Un moment fort du spectacle demeure l’évocation de Jules Dassin, cinéaste renommé et grand-père de Julien, ainsi que de son épouse, la comédienne et chanteuse grecque Melina Mercouri. Julien y interprète avec émotion Les Enfants du Pirée, adaptation française de Ta pedia tou Pirea, chanson immortalisée dans le film Never on Sunday réalisé par Jules Dassin. Ce clin d’œil intergénérationnel ajoute une belle profondeur à la soirée.
Autre moment fort et bien reçu par le public québécois : l’interprétation de Dans les yeux d’Émilie. Dès le vers « On s’est connus au Québec », l’assistance qui connaït toutes les chansons réagit avec émotion. Ce morceau, avec ses images de neige, de poêle à bois et de tendresse nordique, est sans doute l’un des plus évocateurs pour le Québec. Puis, il y eu ce duo virtuel avec son père sur Et si tu n’existait pas. L’idée était émouvante : le fils chantant à son père, grâce à des images d’archives projetées en grand écran. Si la synchronisation des lèvres de Joe Dassin avec la chanson n’était pas tout à fait au point, l’intention restait touchante et a su émouvoir le public malgré cette petite imperfection.
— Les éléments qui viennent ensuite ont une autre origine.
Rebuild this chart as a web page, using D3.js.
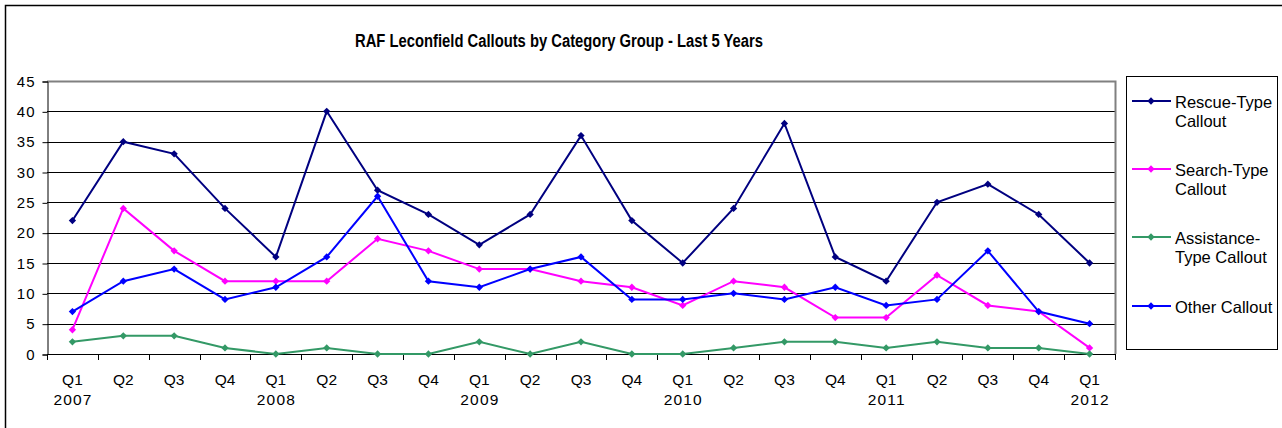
<!DOCTYPE html>
<html><head><meta charset="utf-8">
<script src="https://cdn.jsdelivr.net/npm/d3@7"></script>
<style>body{margin:0;background:#fff;} svg{display:block;font-family:Arial,"Liberation Sans",sans-serif;}</style>
</head><body>
<svg id="c" width="1282" height="428"></svg>
<script>
const quarters = ["Q1","Q2","Q3","Q4","Q1","Q2","Q3","Q4","Q1","Q2","Q3","Q4","Q1","Q2","Q3","Q4","Q1","Q2","Q3","Q4","Q1"];
const years = ["2007","","","","2008","","","","2009","","","","2010","","","","2011","","","","2012"];
const rescue = [22,35,33,24,16,40,27,23,18,23,36,22,15,24,38,16,12,25,28,23,15];
const search = [4,24,17,12,12,12,19,17,14,14,12,11,8,12,11,6,6,13,8,7,1];
const assistance = [2,3,3,1,0,1,0,0,2,0,2,0,0,1,2,2,1,2,1,1,0];
const other = [7,12,14,9,11,16,26,12,11,14,16,9,9,10,9,11,8,9,17,7,5];
const seriesNames = [["Rescue-Type","Callout"],["Search-Type","Callout"],["Assistance-","Type Callout"],["Other Callout"]];
const seriesColors = ["#000080","#FF00FF","#339966","#0000FF"];
const yTicks = [0,5,10,15,20,25,30,35,40,45];
const title = "RAF Leconfield Callouts by Category Group - Last 5 Years";

const series = [rescue, search, assistance, other];
const svg = d3.select("#c");
const L = 47, R = 1115, T = 81, B = 354;
const FONT = "Arial,'Liberation Sans',sans-serif";

// outer border
svg.append("rect").attr("x",5.5).attr("y",5.5).attr("width",1300).attr("height",500)
  .attr("fill","none").attr("stroke","#000").attr("stroke-width",1.5);

svg.append("text").attr("x",559).attr("y",47).attr("text-anchor","middle")
  .attr("font-size",17.5).attr("font-weight","bold")
  .attr("textLength",408).attr("lengthAdjust","spacingAndGlyphs").text(title);

const idx = d3.range(quarters.length);
const x = d3.scaleBand().domain(idx).range([L,R]);
const y = d3.scaleLinear().domain([0,45]).range([B,T]);

// gridlines
svg.append("g").selectAll("line").data(yTicks.filter(t=>t>0 && t<45)).join("line")
  .attr("x1",L).attr("x2",R).attr("y1",d=>Math.round(y(d))+0.5).attr("y2",d=>Math.round(y(d))+0.5)
  .attr("stroke","#000").attr("stroke-width",1);
// plot border top/right gray
svg.append("path").attr("d",`M${L},${T+0.5}H${R+0.5}V${B}`).attr("fill","none").attr("stroke","#808080").attr("stroke-width",2);

// y axis
const yAxis = svg.append("g").attr("transform",`translate(${L+0.5},0.5)`)
  .call(d3.axisLeft(y).tickValues(yTicks).tickSize(5).tickPadding(7));
yAxis.select(".domain").attr("stroke","#000");
yAxis.selectAll("text").attr("font-size",15).attr("letter-spacing",1).attr("fill","#000").attr("font-family",FONT);

// x axis
const xAxis = svg.append("g").attr("transform",`translate(0,${B+0.5})`)
  .call(d3.axisBottom(x).tickSize(0).tickFormat(""));
xAxis.select(".domain").attr("stroke","#000").attr("d",`M${L},0H${R+0.5}`);
xAxis.selectAll(".tick").remove();
svg.append("g").selectAll("line").data(d3.range(quarters.length+1)).join("line")
  .attr("x1",d=>Math.round(L + d*x.step())+0.5).attr("x2",d=>Math.round(L + d*x.step())+0.5)
  .attr("y1",B).attr("y2",B+6).attr("stroke","#000");
svg.append("g").selectAll("text").data(idx).join("text")
  .attr("x",d=>x(d)+x.bandwidth()/2).attr("y",385).attr("text-anchor","middle").attr("font-size",15.5).text(d=>quarters[d]);
svg.append("g").selectAll("text").data(idx.filter(i=>years[i])).join("text")
  .attr("x",d=>x(d)+x.bandwidth()/2+0.6).attr("y",405).attr("text-anchor","middle").attr("font-size",15.5)
  .attr("letter-spacing",1.2).text(d=>years[d]);

const cx = d => x(d)+x.bandwidth()/2;
const diamond = d3.symbol().type(d3.symbolDiamond2).size(34);
series.forEach((s,k)=>{
  const line = d3.line().x((v,i)=>cx(i)).y(v=>y(v));
  svg.append("path").datum(s).attr("d",line).attr("fill","none").attr("stroke",seriesColors[k]).attr("stroke-width",2);
  svg.append("g").selectAll("path").data(s).join("path")
    .attr("transform",(v,i)=>`translate(${cx(i)},${y(v)})`).attr("d",diamond).attr("fill",seriesColors[k]);
});

// legend
svg.append("rect").attr("x",1126.5).attr("y",76.5).attr("width",151).attr("height",273).attr("fill","#fff").attr("stroke","#000");
const ly = [101,169,237,306];
seriesNames.forEach((nm,k)=>{
  const g = svg.append("g");
  g.append("line").attr("x1",1132).attr("x2",1171).attr("y1",ly[k]).attr("y2",ly[k]).attr("stroke",seriesColors[k]).attr("stroke-width",2);
  g.append("path").attr("transform",`translate(1151,${ly[k]})`).attr("d",diamond).attr("fill",seriesColors[k]);
  nm.forEach((t,j)=>{
    g.append("text").attr("x",1175).attr("y",ly[k]+6.5+j*19).attr("font-size",16.5).text(t);
  });
});
</script>
</body></html>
On aurait d’ailleurs souhaité que Julien nous parle davantage de son père. Le spectacle, volontairement peu narratif, reste assez avare en confidences personnelles. Si l’on ressent l’affection et la fierté du fils, le portrait de Joe Dassin reste en filigrane, presque discret. L’improvisation, bien que chaleureuse, semble parfois combler un vide là où un propos plus construit aurait apporté du relief.
Cela dit, l’intention demeure noble : Julien Dassin ne prétend pas égaler son père, mais plutôt en perpétuer la mémoire avec simplicité et sincérité. Ce spectacle touche surtout ceux et celles pour qui ces chansons représentent bien plus qu’un répertoire – elles sont des fragments de vie.
Julien Dassin est en chemin. Peut-être ce spectacle gagnerait-il à évoluer, à s’enrichir d’un récit plus personnel, d’un dialogue plus intime avec l’héritage qu’il porte. Mais ce premier pas, même maladroit par moments, est aussi une preuve d’amour – et c’est déjà beaucoup.